Und noch eine weitere Gefahr zeichnet sich ab: Werden die Sozialdemokraten in der Lage sein, das Ergebnis zu verkraften? Auf die Frage "Ja" oder "Nein" zur Koalition kann schwerlich dauerhaft mit einem Formelkompromiss geantwortet werden. Dann aber ist zu fragen, ob das unterlegene Lager die Empfehlung der Mehrheit folgsam umsetzen wird. Werden sich die Abgeordneten des Bundestags im Fall eines "Neins" wirklich selbst aus dem Parlament katapultieren und einen GroKo-Bruch auch gegen eigene Überzeugungen und berufliche Perspektiven durchsetzen? Sie sind schließlich nicht der Partei, sondern nur ihrem Gewissen verpflichtet. Und fraglich ist auch, ob sich die Parteitagsdelegierten im Dezember dem Mitgliedervotum ohne weiteres anschließen werden.

Bisher werden solche Szenarien in der Partei noch als abwegig abgetan. Dabei verdeutlicht gerade der Blick nach Europa, als wie realistisch sie sich erweisen könnten. In Großbritannien bestimmte die britische Labour-Partei vor vier Jahren per Mitgliedervotum den sozialistischen Hinterbänkler Jeremy Corbyn zum Vorsitzenden. Die Folge war ein offener Bürgerkrieg zwischen Partei und Fraktion, der die Handlungsfähigkeit von Labour massiv beschädigte. Und auch der Dauerstreit im britischen Parlament nach dem Brexit-Votum belegt, dass das Abnicken direktdemokratischer Vorgaben durch Mandatsträger eben kein Selbstläufer ist. Steuert die Sozialdemokratie hier also unbeabsichtigt auf britische Verhältnisse zu?

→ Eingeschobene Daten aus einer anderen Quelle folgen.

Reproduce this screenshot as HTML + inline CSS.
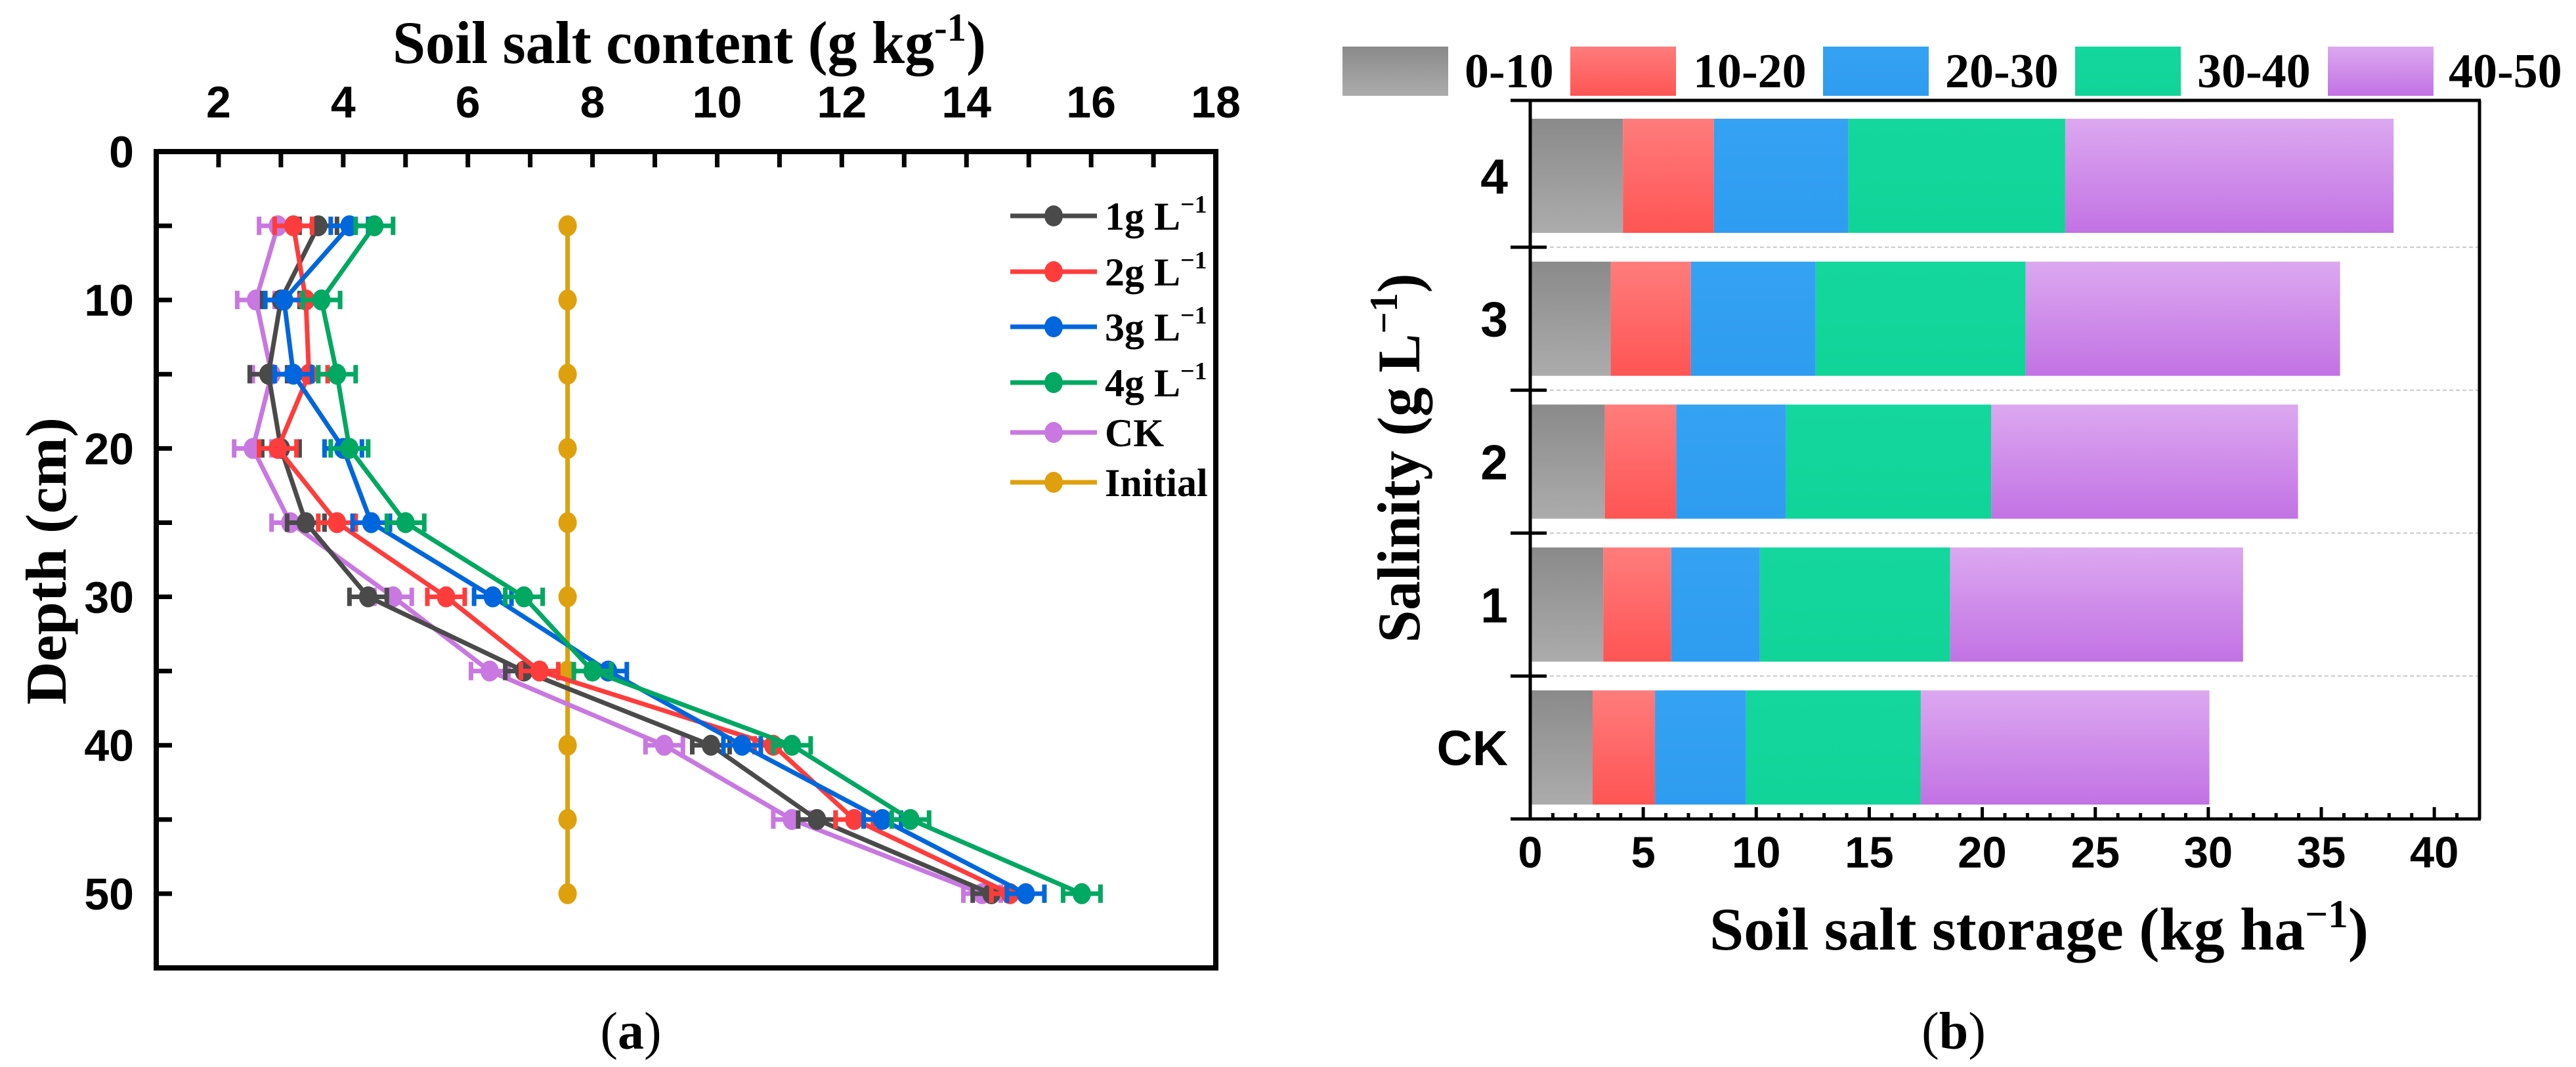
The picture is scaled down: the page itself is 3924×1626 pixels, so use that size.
<!DOCTYPE html>
<html><head><meta charset="utf-8"><style>
html,body{margin:0;padding:0;background:#fff;}
svg{display:block;}
.tk{font-family:"Liberation Sans",Arial,sans-serif;font-weight:bold;}
.tm{font-family:"Liberation Serif","Times New Roman",serif;font-weight:bold;}
</style></head><body>
<svg id="fig" width="3924" height="1626" viewBox="0 0 3924 1626" xmlns="http://www.w3.org/2000/svg">
<defs>
<linearGradient id="g0" x1="0" y1="0" x2="0" y2="1"><stop offset="0" stop-color="#8a8a8a"/><stop offset="1" stop-color="#acacac"/></linearGradient>
<linearGradient id="g1" x1="0" y1="0" x2="0" y2="1"><stop offset="0" stop-color="#ff7c7c"/><stop offset="1" stop-color="#ff5454"/></linearGradient>
<linearGradient id="g2" x1="0" y1="0" x2="0" y2="1"><stop offset="0" stop-color="#35a2f2"/><stop offset="1" stop-color="#2e9cf0"/></linearGradient>
<linearGradient id="g3" x1="0" y1="0" x2="0" y2="1"><stop offset="0" stop-color="#14d79e"/><stop offset="1" stop-color="#10d498"/></linearGradient>
<linearGradient id="g4" x1="0" y1="0" x2="0" y2="1"><stop offset="0" stop-color="#dca8f0"/><stop offset="1" stop-color="#c272e4"/></linearGradient>
</defs>
<g id="panelA"></g>
<g id="panelB"></g>
</svg>
<script>
// ---------- Panel (a) data ----------
const depths = [5,10,15,20,25,30,35,40,45,50];
const s1g = [3.6,3.0,2.8,3.0,3.4,4.4,6.9,9.9,11.6,14.4];
const s2g = [3.2,3.4,3.45,2.95,3.9,5.65,7.15,10.9,12.2,14.7];
const s3g = [4.1,3.05,3.2,4.0,4.45,6.4,8.25,10.4,12.65,14.95];
const s4g = [4.5,3.65,3.9,4.1,5.0,6.9,8.0,11.2,13.1,15.85];
const sCK = [2.95,2.6,2.85,2.55,3.15,4.8,6.35,9.15,11.2,14.25];
const sInit = [7.6,7.6,7.6,7.6,7.6,7.6,7.6,7.6,7.6,7.6];
const errA = [0.3,0.3,0.3,0.3,0.3,0.3,0.3,0.3,0.3,0.3];
const xTicksA = [2,4,6,8,10,12,14,16,18];
const yTicksA = [0,10,20,30,40,50];
const seriesNamesA = ["1g L","2g L","3g L","4g L","CK","Initial"];

// ---------- Panel (b) data ----------
const categoriesB = ["4","3","2","1","CK"];
const layersB = ["0-10","10-20","20-30","30-40","40-50"];
const layer0 = [4.10,3.56,3.30,3.23,2.76];
const layer1 = [4.03,3.55,3.16,3.01,2.76];
const layer2 = [5.95,5.52,4.86,3.92,4.03];
const layer3 = [9.59,9.29,9.08,8.42,7.73];
const layer4 = [14.53,13.91,13.57,12.96,12.77];
const xTicksB = [0,5,10,15,20,25,30,35,40];

const NS = "http://www.w3.org/2000/svg";
function mk(parent, tag, attrs, text){
  const e = document.createElementNS(NS, tag);
  for (const k in attrs) e.setAttribute(k, attrs[k]);
  if (text !== undefined) e.textContent = text;
  parent.appendChild(e);
  return e;
}

// ===== Panel A =====
const A = document.getElementById('panelA');
const aL=238, aR=1852, aT=231, aB=1475;
const ax = v => aL + (v-1)/(18-1)*(aR-aL);
const ay = v => aT + v/55*(aB-aT);

for (let v=2; v<=17; v++){
  const t = mk(A,'line',{x1:ax(v),y1:aT,x2:ax(v),y2:aT+24,stroke:'#000','stroke-width':7});
  
  
}
for (let v=5; v<=50; v+=5){
  const t = mk(A,'line',{x1:aL,y1:ay(v),x2:aL+24,y2:ay(v),stroke:'#000','stroke-width':7});
  
  
}
xTicksA.forEach(v=>{
  const t = mk(A,'text',{x:ax(v),y:179,'text-anchor':'middle','font-size':68,class:'tk'},String(v));
  
  
});
yTicksA.forEach(v=>{
  const t = mk(A,'text',{x:204,y:ay(v)+24,'text-anchor':'end','font-size':68,class:'tk'},String(v));
  
  
});
let tA = mk(A,'text',{x:1050,y:96,'text-anchor':'middle','font-size':92,class:'tm',textLength:904,lengthAdjust:'spacingAndGlyphs'});


tA.innerHTML = 'Soil salt content (g kg<tspan dy="-34" font-size="60">-1</tspan><tspan dy="34">)</tspan>';
let yA = mk(A,'text',{x:0,y:0,'text-anchor':'middle','font-size':88,class:'tm',textLength:438,lengthAdjust:'spacingAndGlyphs',transform:'translate(100,855) rotate(-90)'},'Depth (cm)');



const seriesA = [s1g,s2g,s3g,s4g,sCK,sInit];
const colorsA = ['#4a4a4a','#ff3c3c','#0066dd','#00a862','#c878e0','#dfa00e'];
const hasErr = [true,true,true,true,true,false];
const drawOrder = [5,4,0,1,2,3];
drawOrder.forEach(i=>{
  const g = mk(A,'g',{});
  
  
  const pts = seriesA[i].map((v,k)=>ax(v)+','+ay(depths[k])).join(' ');
  mk(g,'polyline',{points:pts,fill:'none',stroke:colorsA[i],'stroke-width':7,'stroke-linejoin':'round'});
  seriesA[i].forEach((v,k)=>{
    if (hasErr[i]){
      const e1=ax(v-errA[k]), e2=ax(v+errA[k]), y=ay(depths[k]);
      const eb = mk(g,'path',{d:`M${e1},${y}H${e2}M${e1},${y-14}V${y+14}M${e2},${y-14}V${y+14}`,stroke:colorsA[i],'stroke-width':7,fill:'none'});
      
      
    }
    const c = mk(g,'ellipse',{cx:ax(v),cy:ay(depths[k]),rx:14,ry:16,fill:colorsA[i]});
    
    
  });
});
mk(A,'rect',{x:aL,y:aT,width:aR-aL,height:aB-aT,fill:'none',stroke:'#000','stroke-width':8});

const legRows = [329,414,498,583,659,735];
const legLabelsA = ['1g L','2g L','3g L','4g L','CK','Initial'];
legLabelsA.forEach((lab,i)=>{
  const g = mk(A,'g',{});
  
  
  const y = legRows[i];
  mk(g,'line',{x1:1539,y1:y,x2:1671,y2:y,stroke:colorsA[i],'stroke-width':7});
  mk(g,'ellipse',{cx:1605,cy:y,rx:14,ry:16,fill:colorsA[i]});
  const t = mk(g,'text',{x:1683,y:y+21,'font-size':60,class:'tm'});
  if (i<4) t.innerHTML = lab+'<tspan dy="-26" font-size="38">&#8722;1</tspan>';
  else t.textContent = lab;
});
let capA = mk(A,'text',{x:961,y:1598,'text-anchor':'middle','font-size':80,'font-family':'Liberation Serif, serif'});


capA.innerHTML = '(<tspan font-weight="bold">a</tspan>)';

// ===== Panel B =====
const B = document.getElementById('panelB');
const bL=2331, bR=3777, bT=159, bB=1248;
const bx = v => bL + v/42*(bR-bL);
const band = (bB-bT)/categoriesB.length;
const by = i => bT + band*(i+0.5);
const barH = 174;
const layers = [layer0,layer1,layer2,layer3,layer4];

for (let i=1;i<categoriesB.length;i++){
  const y = bT+band*i;
  const l = mk(B,'line',{x1:bL,y1:y,x2:bR,y2:y,stroke:'#c8c8c8','stroke-width':2,'stroke-dasharray':'6,4'});
  
  
  const t = mk(B,'line',{x1:bL-30,y1:y,x2:bL+25,y2:y,stroke:'#000','stroke-width':5});
  
  
}
categoriesB.forEach((cat,i)=>{
  let cum = 0;
  layers.forEach((arr,j)=>{
    const r = mk(B,'rect',{x:bx(cum),y:by(i)-barH/2,width:bx(cum+arr[i])-bx(cum),height:barH,fill:`url(#g${j})`});
    
    
    cum += arr[i];
  });
  const t = mk(B,'text',{x:2297,y:by(i)+27,'text-anchor':'end','font-size':75,class:'tk'},cat);
  
  
});
mk(B,'line',{x1:bL,y1:bT-6,x2:bL,y2:bB,stroke:'#000','stroke-width':5});
mk(B,'line',{x1:bL-30,y1:bB,x2:bR+2,y2:bB,stroke:'#000','stroke-width':5});
mk(B,'line',{x1:bL-30,y1:bT-6,x2:bR+2,y2:bT-6,stroke:'#000','stroke-width':5});
mk(B,'line',{x1:bR,y1:bT-6,x2:bR,y2:bB,stroke:'#000','stroke-width':5});
for (let v=1; v<=41; v++){
  const major = v%5===0;
  const t = mk(B,'line',{x1:bx(v),y1:bB,x2:bx(v),y2:bB-(major?18:9),stroke:'#000','stroke-width':5});
  
  
}
xTicksB.forEach(v=>{
  const t = mk(B,'text',{x:bx(v),y:1322,'text-anchor':'middle','font-size':67,class:'tk'},String(v));
  
  
});
let tB = mk(B,'text',{x:3106,y:1447,'text-anchor':'middle','font-size':92,class:'tm',textLength:1004,lengthAdjust:'spacingAndGlyphs'});


tB.innerHTML = 'Soil salt storage (kg ha<tspan dy="-34" font-size="60">&#8722;1</tspan><tspan dy="34">)</tspan>';
let yB = mk(B,'text',{x:0,y:0,'text-anchor':'middle','font-size':92,class:'tm',textLength:563,lengthAdjust:'spacingAndGlyphs',transform:'translate(2162,698) rotate(-90)'});


yB.innerHTML = 'Salinity (g L<tspan dy="-34" font-size="60">&#8722;1</tspan><tspan dy="34">)</tspan>';

const swX = [2045,2392,2777,3161,3546];
const labX = [2231,2579,2963,3347,3730];
layersB.forEach((lab,j)=>{
  const g = mk(B,'g',{});
  
  
  mk(g,'rect',{x:swX[j],y:71,width:161,height:75,fill:`url(#g${j})`});
  mk(g,'text',{x:labX[j],y:133,'font-size':74,class:'tm'},lab);
});
let capB = mk(B,'text',{x:2976,y:1598,'text-anchor':'middle','font-size':80,'font-family':'Liberation Serif, serif'});


capB.innerHTML = '(<tspan font-weight="bold">b</tspan>)';
</script>
</body></html>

Angesichts dieser Fragen steht nicht nur die Zukunft der deutschen Bundesregierung, sondern auch jene der Sozialdemokraten in den Sternen. Genau 50 Jahre nach dem wegweisenden Versprechen Brandts könnte sich in den kommenden Wochen dabei zeigen, dass die Genossen zwar tatsächlich mehr Demokratie gewagt - aber am Ende kaum etwas gewonnen haben.